**Given instruction**
Go through the data below and gather each line containing "that".

**Provided data**
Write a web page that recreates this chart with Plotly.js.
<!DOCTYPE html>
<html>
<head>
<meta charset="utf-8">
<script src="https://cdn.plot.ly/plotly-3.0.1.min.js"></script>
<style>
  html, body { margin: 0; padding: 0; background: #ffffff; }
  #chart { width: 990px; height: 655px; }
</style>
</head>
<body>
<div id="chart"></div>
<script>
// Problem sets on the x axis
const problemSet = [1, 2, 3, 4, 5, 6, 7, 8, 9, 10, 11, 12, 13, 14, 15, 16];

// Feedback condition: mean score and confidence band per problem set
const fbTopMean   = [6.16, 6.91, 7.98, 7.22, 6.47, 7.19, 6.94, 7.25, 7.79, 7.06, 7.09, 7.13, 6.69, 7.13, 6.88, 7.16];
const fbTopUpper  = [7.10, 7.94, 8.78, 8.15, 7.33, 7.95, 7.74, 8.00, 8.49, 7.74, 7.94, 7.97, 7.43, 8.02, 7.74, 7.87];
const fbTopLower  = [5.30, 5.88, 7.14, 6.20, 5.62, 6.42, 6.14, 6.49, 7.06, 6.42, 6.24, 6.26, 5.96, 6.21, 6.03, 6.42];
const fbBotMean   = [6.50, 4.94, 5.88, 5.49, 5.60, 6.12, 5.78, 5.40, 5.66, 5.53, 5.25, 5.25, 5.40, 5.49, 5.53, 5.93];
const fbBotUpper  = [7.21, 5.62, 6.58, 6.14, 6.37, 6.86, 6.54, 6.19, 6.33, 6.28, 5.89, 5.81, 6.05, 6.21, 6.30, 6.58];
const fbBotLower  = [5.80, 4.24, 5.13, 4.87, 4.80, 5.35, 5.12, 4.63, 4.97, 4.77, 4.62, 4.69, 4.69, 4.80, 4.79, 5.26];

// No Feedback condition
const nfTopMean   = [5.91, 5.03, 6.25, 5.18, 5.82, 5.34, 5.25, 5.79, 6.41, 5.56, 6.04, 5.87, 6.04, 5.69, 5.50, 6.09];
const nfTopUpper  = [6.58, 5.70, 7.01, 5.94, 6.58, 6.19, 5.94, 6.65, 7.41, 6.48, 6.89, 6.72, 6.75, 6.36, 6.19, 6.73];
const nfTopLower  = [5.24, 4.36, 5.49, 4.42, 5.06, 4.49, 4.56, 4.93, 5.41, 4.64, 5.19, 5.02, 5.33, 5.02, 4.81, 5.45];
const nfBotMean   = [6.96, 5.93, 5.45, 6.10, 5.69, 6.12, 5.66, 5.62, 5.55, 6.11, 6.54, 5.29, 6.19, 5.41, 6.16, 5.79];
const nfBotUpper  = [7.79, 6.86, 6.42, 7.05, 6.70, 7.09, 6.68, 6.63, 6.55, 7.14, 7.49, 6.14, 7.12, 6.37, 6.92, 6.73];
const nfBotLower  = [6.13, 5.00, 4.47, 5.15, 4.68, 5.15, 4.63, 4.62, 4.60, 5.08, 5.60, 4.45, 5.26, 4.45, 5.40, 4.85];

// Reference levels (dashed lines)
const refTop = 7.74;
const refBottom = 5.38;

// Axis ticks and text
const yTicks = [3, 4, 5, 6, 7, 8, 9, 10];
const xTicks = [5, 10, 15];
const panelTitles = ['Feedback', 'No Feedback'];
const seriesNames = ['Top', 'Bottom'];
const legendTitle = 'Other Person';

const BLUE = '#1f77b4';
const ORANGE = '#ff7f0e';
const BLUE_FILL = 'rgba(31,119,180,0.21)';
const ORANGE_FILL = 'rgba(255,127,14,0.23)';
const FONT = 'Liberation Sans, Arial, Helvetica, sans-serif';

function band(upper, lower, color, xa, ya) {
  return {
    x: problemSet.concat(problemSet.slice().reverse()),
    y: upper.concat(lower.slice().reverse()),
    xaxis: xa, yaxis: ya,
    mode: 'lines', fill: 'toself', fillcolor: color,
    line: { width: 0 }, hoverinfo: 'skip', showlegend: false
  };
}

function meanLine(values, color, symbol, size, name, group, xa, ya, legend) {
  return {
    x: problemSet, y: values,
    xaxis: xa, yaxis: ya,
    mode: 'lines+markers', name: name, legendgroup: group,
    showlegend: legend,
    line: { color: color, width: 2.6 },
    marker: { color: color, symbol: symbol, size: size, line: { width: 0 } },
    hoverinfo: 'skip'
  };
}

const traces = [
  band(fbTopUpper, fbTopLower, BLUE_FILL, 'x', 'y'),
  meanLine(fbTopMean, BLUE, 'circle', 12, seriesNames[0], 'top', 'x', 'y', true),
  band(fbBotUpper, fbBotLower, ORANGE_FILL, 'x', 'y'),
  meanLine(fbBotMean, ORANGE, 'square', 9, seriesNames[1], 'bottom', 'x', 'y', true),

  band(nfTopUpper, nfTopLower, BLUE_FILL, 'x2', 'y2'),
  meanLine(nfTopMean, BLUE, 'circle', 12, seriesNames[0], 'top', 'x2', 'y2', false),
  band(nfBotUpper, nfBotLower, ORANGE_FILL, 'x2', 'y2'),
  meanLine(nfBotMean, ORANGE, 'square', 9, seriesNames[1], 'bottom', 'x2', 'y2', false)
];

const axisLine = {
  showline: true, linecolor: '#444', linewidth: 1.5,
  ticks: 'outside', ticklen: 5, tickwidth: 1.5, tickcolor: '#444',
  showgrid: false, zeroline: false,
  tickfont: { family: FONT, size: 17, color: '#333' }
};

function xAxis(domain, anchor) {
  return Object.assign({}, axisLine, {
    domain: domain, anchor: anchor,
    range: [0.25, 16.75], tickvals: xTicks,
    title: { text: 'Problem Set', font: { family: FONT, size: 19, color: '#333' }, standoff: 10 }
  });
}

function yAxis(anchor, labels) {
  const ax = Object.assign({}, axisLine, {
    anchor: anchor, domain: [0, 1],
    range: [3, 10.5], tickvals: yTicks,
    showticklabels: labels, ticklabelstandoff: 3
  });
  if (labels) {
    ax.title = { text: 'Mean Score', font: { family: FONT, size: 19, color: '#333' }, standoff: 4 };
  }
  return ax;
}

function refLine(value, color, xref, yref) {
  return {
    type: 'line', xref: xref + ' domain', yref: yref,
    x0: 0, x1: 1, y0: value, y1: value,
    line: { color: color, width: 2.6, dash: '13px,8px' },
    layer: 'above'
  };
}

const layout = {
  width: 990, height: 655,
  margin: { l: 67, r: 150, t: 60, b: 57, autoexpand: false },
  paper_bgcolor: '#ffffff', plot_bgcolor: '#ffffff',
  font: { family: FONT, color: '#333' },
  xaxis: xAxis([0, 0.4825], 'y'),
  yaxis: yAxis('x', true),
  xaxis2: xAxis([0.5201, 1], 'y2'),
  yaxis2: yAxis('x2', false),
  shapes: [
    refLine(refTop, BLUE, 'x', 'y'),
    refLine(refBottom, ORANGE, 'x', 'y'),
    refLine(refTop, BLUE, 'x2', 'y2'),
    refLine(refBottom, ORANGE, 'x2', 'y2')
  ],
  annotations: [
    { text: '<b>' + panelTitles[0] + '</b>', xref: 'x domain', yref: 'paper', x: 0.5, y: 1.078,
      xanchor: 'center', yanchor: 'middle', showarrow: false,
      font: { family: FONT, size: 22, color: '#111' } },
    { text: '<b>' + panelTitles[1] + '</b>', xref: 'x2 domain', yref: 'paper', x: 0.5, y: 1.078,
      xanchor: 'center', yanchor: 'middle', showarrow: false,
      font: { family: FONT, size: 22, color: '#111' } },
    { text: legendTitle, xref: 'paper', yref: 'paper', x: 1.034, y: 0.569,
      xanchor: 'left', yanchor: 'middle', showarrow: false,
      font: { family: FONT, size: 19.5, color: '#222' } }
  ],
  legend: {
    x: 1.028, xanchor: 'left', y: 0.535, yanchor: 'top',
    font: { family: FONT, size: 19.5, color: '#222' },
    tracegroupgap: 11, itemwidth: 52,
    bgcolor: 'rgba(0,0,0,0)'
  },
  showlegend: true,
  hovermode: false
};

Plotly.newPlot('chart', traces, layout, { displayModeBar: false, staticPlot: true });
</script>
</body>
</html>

==

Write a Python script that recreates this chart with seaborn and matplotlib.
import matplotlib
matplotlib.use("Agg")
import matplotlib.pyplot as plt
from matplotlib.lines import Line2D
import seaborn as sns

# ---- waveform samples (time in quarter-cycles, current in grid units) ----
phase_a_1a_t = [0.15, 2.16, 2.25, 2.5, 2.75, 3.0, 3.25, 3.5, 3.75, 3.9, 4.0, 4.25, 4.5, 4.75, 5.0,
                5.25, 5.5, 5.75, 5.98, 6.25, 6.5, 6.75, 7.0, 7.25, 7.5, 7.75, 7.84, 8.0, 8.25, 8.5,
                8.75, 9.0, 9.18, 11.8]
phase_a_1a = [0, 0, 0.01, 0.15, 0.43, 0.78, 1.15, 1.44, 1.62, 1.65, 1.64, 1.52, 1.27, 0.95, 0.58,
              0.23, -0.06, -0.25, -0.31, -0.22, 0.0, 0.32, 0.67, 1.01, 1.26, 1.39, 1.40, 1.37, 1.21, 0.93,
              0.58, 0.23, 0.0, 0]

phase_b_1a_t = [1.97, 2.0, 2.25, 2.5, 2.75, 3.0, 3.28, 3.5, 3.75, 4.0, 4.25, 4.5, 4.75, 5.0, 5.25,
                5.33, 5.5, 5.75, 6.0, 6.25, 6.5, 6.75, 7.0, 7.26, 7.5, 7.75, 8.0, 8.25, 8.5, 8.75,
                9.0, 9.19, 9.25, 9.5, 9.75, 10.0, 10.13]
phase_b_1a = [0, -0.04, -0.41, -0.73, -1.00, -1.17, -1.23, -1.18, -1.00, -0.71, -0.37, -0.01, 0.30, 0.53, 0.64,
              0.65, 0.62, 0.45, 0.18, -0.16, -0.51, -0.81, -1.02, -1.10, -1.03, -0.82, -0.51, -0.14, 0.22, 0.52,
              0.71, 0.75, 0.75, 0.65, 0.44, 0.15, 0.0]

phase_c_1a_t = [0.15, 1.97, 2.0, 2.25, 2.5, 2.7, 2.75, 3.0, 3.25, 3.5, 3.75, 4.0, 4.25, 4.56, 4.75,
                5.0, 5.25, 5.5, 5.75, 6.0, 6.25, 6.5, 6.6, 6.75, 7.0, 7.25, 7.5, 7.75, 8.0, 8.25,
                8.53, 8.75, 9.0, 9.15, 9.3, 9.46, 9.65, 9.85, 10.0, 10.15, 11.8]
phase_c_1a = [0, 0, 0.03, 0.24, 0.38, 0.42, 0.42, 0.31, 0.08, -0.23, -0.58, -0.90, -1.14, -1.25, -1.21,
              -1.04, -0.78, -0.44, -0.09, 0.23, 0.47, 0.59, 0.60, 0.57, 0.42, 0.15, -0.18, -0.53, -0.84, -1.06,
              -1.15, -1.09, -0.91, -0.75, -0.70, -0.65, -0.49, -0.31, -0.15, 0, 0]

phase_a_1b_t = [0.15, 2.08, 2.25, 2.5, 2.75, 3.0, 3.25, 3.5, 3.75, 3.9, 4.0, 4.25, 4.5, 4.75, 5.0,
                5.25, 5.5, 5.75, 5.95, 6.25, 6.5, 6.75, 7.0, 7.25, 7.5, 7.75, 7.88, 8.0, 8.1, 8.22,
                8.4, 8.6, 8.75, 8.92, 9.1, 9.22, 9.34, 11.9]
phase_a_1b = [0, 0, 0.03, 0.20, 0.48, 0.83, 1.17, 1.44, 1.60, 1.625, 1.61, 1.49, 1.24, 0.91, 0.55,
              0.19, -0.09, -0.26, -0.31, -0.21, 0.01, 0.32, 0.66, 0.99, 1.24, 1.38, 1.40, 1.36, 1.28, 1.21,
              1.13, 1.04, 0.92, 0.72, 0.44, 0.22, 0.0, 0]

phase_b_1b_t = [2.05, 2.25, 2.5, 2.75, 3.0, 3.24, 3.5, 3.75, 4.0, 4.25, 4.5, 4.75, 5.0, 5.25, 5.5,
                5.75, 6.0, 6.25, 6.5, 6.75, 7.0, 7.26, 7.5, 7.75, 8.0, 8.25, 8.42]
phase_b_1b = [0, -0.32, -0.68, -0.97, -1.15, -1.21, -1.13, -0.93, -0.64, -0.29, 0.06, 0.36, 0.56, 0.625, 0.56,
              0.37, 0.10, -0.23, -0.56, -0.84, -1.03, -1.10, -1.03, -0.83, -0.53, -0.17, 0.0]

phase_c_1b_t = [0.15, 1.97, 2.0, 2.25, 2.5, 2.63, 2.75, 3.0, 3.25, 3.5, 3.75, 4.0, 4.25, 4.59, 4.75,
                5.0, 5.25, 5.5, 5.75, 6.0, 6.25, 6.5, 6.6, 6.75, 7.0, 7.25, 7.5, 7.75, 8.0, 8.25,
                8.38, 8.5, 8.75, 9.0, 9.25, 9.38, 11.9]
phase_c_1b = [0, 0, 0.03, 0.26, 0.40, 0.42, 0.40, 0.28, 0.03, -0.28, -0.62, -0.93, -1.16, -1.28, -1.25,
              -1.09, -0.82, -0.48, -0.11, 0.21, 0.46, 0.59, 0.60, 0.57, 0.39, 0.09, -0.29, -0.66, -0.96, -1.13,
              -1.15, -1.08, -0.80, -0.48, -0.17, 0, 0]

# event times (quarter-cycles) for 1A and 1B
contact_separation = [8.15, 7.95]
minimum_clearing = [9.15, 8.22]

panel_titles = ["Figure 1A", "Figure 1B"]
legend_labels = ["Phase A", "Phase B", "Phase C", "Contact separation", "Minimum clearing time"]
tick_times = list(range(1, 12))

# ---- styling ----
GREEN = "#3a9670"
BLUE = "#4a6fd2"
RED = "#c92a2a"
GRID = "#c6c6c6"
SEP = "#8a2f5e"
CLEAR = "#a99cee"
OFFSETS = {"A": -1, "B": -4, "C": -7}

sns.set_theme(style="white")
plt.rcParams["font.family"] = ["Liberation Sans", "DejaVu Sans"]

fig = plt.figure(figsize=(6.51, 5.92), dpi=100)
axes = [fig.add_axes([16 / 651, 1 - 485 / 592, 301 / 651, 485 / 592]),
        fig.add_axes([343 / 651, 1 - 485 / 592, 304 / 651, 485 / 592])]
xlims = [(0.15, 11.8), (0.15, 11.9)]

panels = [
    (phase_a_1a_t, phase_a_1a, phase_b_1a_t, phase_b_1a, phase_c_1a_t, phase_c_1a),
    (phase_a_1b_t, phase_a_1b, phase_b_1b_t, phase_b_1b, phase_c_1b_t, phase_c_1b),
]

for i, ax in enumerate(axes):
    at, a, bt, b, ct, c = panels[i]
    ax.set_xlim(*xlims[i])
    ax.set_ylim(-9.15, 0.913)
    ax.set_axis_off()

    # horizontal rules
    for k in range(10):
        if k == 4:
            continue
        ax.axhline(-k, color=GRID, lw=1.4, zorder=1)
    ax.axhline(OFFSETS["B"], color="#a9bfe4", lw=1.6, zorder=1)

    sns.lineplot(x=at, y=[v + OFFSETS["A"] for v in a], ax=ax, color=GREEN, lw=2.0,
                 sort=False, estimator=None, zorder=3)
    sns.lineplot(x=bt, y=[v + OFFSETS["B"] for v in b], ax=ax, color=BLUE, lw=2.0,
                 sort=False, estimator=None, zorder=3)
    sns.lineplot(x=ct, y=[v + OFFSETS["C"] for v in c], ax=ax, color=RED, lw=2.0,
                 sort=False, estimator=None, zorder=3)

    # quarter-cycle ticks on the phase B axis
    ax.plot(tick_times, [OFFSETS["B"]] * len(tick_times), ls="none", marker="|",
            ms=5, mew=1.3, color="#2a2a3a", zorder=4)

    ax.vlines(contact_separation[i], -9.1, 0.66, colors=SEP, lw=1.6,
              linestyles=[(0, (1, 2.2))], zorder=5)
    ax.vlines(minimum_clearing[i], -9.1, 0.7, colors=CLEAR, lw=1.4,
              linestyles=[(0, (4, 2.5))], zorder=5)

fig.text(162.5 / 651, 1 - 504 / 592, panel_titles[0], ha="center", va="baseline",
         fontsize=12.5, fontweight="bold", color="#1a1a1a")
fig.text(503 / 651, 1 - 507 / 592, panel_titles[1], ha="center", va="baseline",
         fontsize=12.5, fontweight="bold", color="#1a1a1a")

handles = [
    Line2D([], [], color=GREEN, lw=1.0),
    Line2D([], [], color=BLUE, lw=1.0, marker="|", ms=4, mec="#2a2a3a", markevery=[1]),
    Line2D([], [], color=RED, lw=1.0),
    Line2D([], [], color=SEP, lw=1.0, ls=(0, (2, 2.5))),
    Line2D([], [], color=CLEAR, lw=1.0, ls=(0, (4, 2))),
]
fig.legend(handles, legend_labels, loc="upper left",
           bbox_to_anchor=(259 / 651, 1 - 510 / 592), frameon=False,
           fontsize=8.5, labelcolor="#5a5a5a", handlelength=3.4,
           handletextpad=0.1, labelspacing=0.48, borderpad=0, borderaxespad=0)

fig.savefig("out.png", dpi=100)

**Task response**
Write a web page that recreates this chart with Plotly.js.
Write a Python script that recreates this chart with seaborn and matplotlib.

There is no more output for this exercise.